The Antrix-Devas controversial deal has brought to the fore the secretive functioning of the Department of Space (DoS) and the Indian Space Research Organisation while dealing with allocation of their resources for general use. The Department of Telecommunications (DoT) and the Telecom Regulatory Authority of India (TRAI), which are responsible for the growth of telecom and DTH services, have been making unsuccessful attempts at getting the DoS and ISRO to streamline issues related to these two sectors.
While the DoT is the custodian of spectrum (radio waves) and it frames policies on satellite communications and VSAT services such as DTH, the TRAI decides the regulatory mechanism of the two sectors. But in the deal between ISRO's commercial arm, Antrix Corporation, and Devas Multimedia, both the DoT and the TRAI were not kept in the loop.
“The use of satellites and transponders has undergone major changes since the boom in the mobile telephony and DTH sectors in recent years. As far as the use of space technologies for general use goes, it is no longer a secretive issue. Telecom and DTH come under our purview … we tried to discuss the matter with the DoS and ISRO officials on several occasions, but they never cooperated,” a former TRAI Chairman told The Hindu.
“The telecom sector is plagued by the scarcity of spectrum due to a tremendous boom in mobile telephony ... we have been trying to get unused spectrum from various government agencies like defence, police, Railways, and the DoS to ensure that the telecom sector gets spectrum to support growth. [But] the response from the DoS has been poor. We wanted to discuss the use of S-band to help the growth of broadband where India is lagging behind, but the DoS would either bring the Union Cabinet into the picture or talk about national security to scuttle our moves,” he said.
Significantly, the Department of Telecom opposed the ISRO-Devas deal in 2007, two years before ISRO asked for a review, while senior DoT officials have been saying ISRO had no power to allocate spectrum.
Devas Multimedia president and CEO Ramachandran Viswanathan has been claiming that as per the agreement signed by the Bangalore-based firm and Antrix, the allocation of transponders was based on the SATCOM Policy as an “open window process,” just like DTH and GSAT service providers received in the past.
But the SATCOM Policy forms part of the New Telecom Policy 1999 that comes under the DoT and is made as per recommendations of the TRAI. Similarly, licences to VSAT service providers are also given under the NTP 1999. “The SATCOM Policy shall provide for users to avail [themselves] of transponder capacity from both domestic and foreign satellites. However, the same has to be in consultation with the Department of Space … Under the existing ISP policy, international long distance communication for data has been opened up. The gateways for this purpose shall be allowed to use SATCOM,” says NTP 1999.

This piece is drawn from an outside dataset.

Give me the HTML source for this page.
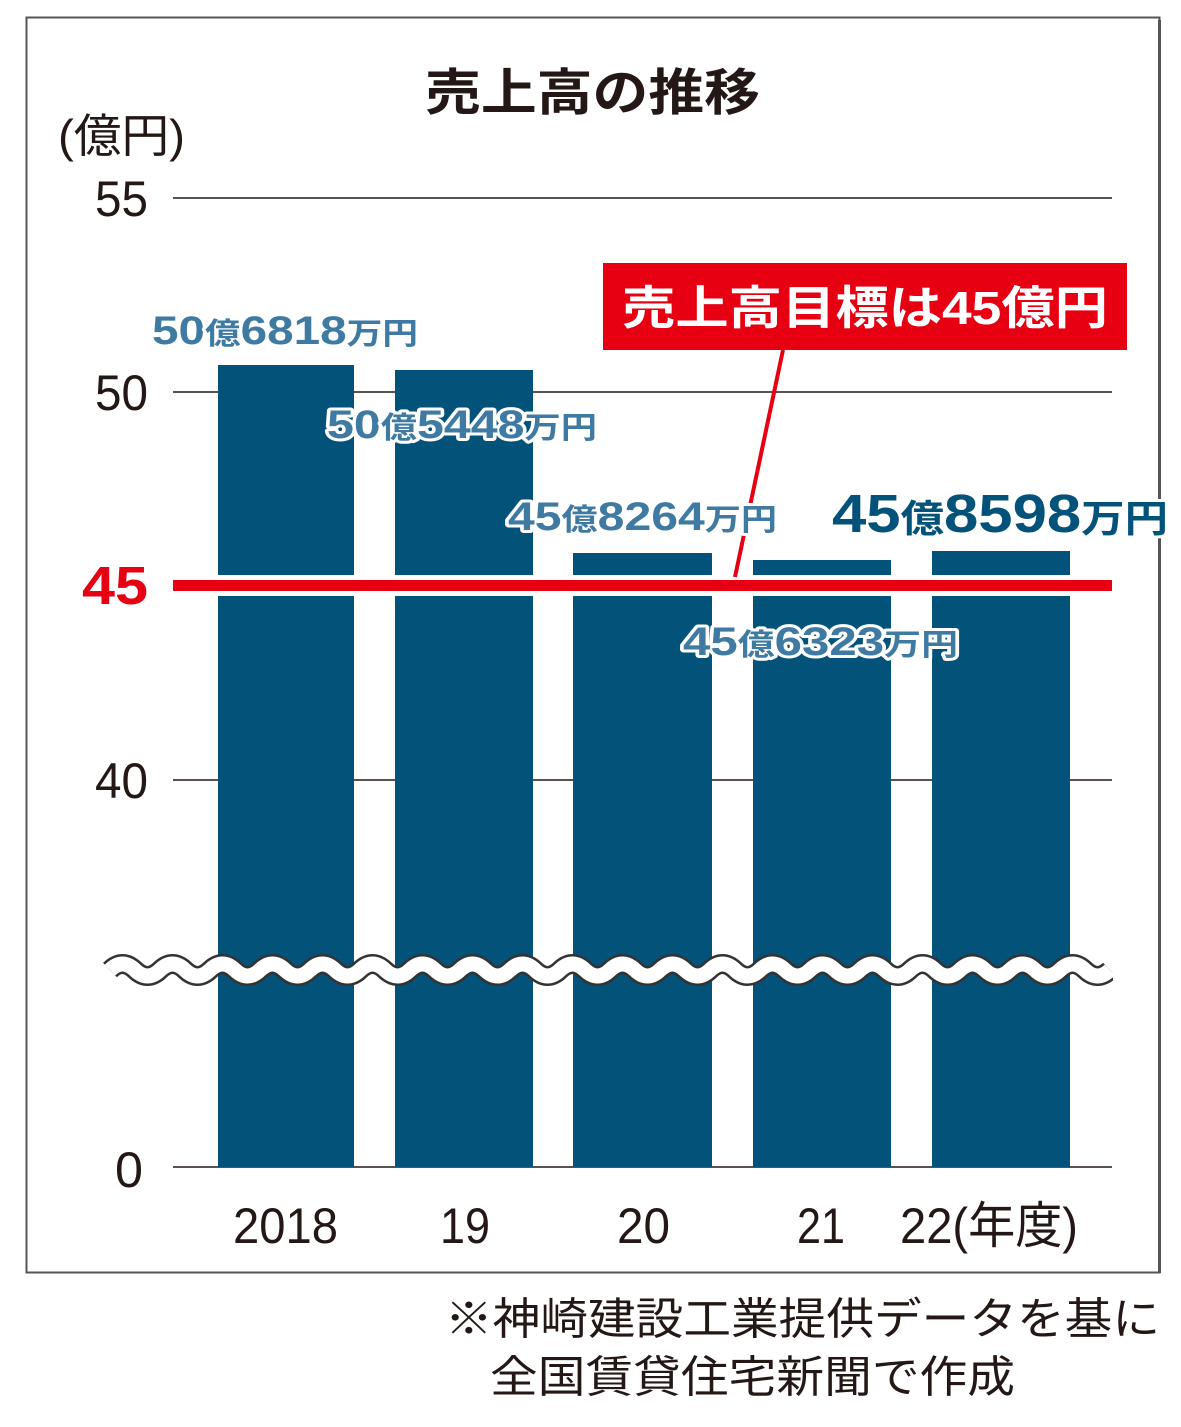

Pointing out that they were never informed by the DoS at the time of the signing of the deal between Antrix and Devas, the former TRAI Chairman also said that legally they should have informed both the DoT and the TRAI. “And when the use of spectrum was for general interest, the DoS and ISRO should have consulted us. We have been demanding S-band spectrum for broadband services, but now it seems that Devas wanted to get the high-value spectrum for similar services,” he added.